---- GIVEN ENTRIES
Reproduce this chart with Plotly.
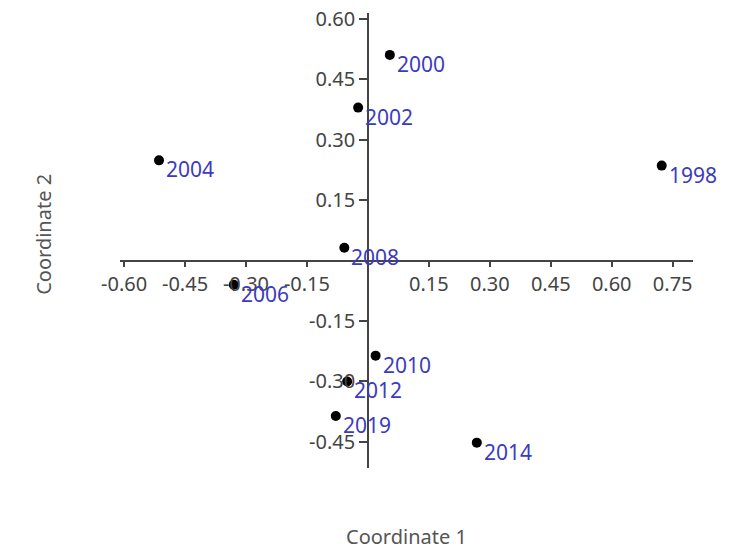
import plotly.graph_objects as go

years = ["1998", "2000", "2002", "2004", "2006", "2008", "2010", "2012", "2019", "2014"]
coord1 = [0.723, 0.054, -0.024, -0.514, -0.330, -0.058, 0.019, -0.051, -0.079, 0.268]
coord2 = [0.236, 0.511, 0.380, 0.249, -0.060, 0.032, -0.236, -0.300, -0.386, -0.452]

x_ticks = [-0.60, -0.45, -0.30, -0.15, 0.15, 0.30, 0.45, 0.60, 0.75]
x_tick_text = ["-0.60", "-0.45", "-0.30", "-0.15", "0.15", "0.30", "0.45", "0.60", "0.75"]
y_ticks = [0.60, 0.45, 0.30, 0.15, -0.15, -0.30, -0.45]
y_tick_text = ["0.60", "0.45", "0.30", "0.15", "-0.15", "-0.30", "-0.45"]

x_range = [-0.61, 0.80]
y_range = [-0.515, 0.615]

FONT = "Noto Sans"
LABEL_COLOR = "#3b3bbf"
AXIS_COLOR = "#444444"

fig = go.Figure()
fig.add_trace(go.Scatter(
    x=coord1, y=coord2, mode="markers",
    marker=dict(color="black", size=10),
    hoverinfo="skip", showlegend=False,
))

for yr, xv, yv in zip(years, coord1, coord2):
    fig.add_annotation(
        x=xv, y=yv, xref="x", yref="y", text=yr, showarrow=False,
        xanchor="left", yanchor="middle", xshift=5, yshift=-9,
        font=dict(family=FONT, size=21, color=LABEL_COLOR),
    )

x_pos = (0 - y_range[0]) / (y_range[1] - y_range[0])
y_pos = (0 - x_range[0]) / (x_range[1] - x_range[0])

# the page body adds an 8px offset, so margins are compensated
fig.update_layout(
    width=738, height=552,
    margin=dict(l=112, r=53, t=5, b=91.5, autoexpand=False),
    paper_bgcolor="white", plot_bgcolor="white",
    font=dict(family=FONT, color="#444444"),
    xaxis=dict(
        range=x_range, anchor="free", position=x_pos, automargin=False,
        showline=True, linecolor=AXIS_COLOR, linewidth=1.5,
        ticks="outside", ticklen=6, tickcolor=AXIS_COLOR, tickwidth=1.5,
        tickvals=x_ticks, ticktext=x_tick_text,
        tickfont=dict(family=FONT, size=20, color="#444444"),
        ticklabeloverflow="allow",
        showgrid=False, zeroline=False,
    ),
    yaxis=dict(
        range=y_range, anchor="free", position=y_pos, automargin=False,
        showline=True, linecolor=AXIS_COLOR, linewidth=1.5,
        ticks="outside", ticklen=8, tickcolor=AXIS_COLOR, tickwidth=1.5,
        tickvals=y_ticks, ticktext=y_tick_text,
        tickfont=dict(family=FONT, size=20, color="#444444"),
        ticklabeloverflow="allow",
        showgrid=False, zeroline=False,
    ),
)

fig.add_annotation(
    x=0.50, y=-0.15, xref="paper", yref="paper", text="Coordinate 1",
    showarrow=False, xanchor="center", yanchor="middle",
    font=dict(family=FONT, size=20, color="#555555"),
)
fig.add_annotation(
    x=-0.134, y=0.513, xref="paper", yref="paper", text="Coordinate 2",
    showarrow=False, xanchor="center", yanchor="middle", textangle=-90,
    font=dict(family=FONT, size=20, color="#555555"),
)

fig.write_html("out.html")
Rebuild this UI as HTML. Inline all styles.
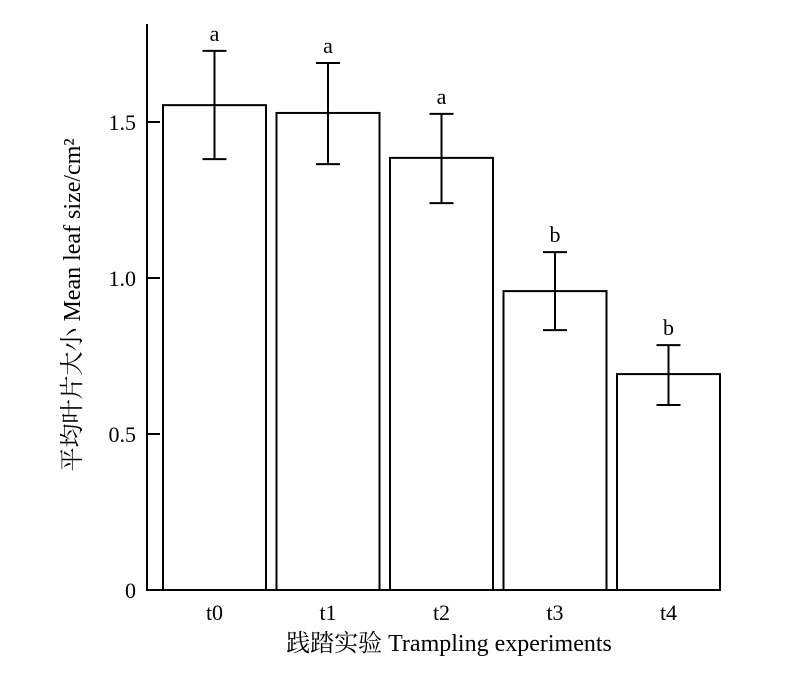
--------
» CHALLENGE:
Write the entries above out again exactly, but not the pictures.

» SOLUTION TO THIS EXERCISE:
Reproduce this chart with Plotly.
import plotly.graph_objects as go

years = ["1998", "2000", "2002", "2004", "2006", "2008", "2010", "2012", "2019", "2014"]
coord1 = [0.723, 0.054, -0.024, -0.514, -0.330, -0.058, 0.019, -0.051, -0.079, 0.268]
coord2 = [0.236, 0.511, 0.380, 0.249, -0.060, 0.032, -0.236, -0.300, -0.386, -0.452]

x_ticks = [-0.60, -0.45, -0.30, -0.15, 0.15, 0.30, 0.45, 0.60, 0.75]
x_tick_text = ["-0.60", "-0.45", "-0.30", "-0.15", "0.15", "0.30", "0.45", "0.60", "0.75"]
y_ticks = [0.60, 0.45, 0.30, 0.15, -0.15, -0.30, -0.45]
y_tick_text = ["0.60", "0.45", "0.30", "0.15", "-0.15", "-0.30", "-0.45"]

x_range = [-0.61, 0.80]
y_range = [-0.515, 0.615]

FONT = "Noto Sans"
LABEL_COLOR = "#3b3bbf"
AXIS_COLOR = "#444444"

fig = go.Figure()
fig.add_trace(go.Scatter(
    x=coord1, y=coord2, mode="markers",
    marker=dict(color="black", size=10),
    hoverinfo="skip", showlegend=False,
))

for yr, xv, yv in zip(years, coord1, coord2):
    fig.add_annotation(
        x=xv, y=yv, xref="x", yref="y", text=yr, showarrow=False,
        xanchor="left", yanchor="middle", xshift=5, yshift=-9,
        font=dict(family=FONT, size=21, color=LABEL_COLOR),
    )

x_pos = (0 - y_range[0]) / (y_range[1] - y_range[0])
y_pos = (0 - x_range[0]) / (x_range[1] - x_range[0])

# the page body adds an 8px offset, so margins are compensated
fig.update_layout(
    width=738, height=552,
    margin=dict(l=112, r=53, t=5, b=91.5, autoexpand=False),
    paper_bgcolor="white", plot_bgcolor="white",
    font=dict(family=FONT, color="#444444"),
    xaxis=dict(
        range=x_range, anchor="free", position=x_pos, automargin=False,
        showline=True, linecolor=AXIS_COLOR, linewidth=1.5,
        ticks="outside", ticklen=6, tickcolor=AXIS_COLOR, tickwidth=1.5,
        tickvals=x_ticks, ticktext=x_tick_text,
        tickfont=dict(family=FONT, size=20, color="#444444"),
        ticklabeloverflow="allow",
        showgrid=False, zeroline=False,
    ),
    yaxis=dict(
        range=y_range, anchor="free", position=y_pos, automargin=False,
        showline=True, linecolor=AXIS_COLOR, linewidth=1.5,
        ticks="outside", ticklen=8, tickcolor=AXIS_COLOR, tickwidth=1.5,
        tickvals=y_ticks, ticktext=y_tick_text,
        tickfont=dict(family=FONT, size=20, color="#444444"),
        ticklabeloverflow="allow",
        showgrid=False, zeroline=False,
    ),
)

fig.add_annotation(
    x=0.50, y=-0.15, xref="paper", yref="paper", text="Coordinate 1",
    showarrow=False, xanchor="center", yanchor="middle",
    font=dict(family=FONT, size=20, color="#555555"),
)
fig.add_annotation(
    x=-0.134, y=0.513, xref="paper", yref="paper", text="Coordinate 2",
    showarrow=False, xanchor="center", yanchor="middle", textangle=-90,
    font=dict(family=FONT, size=20, color="#555555"),
)

fig.write_html("out.html")
Rebuild this UI as HTML. Inline all styles.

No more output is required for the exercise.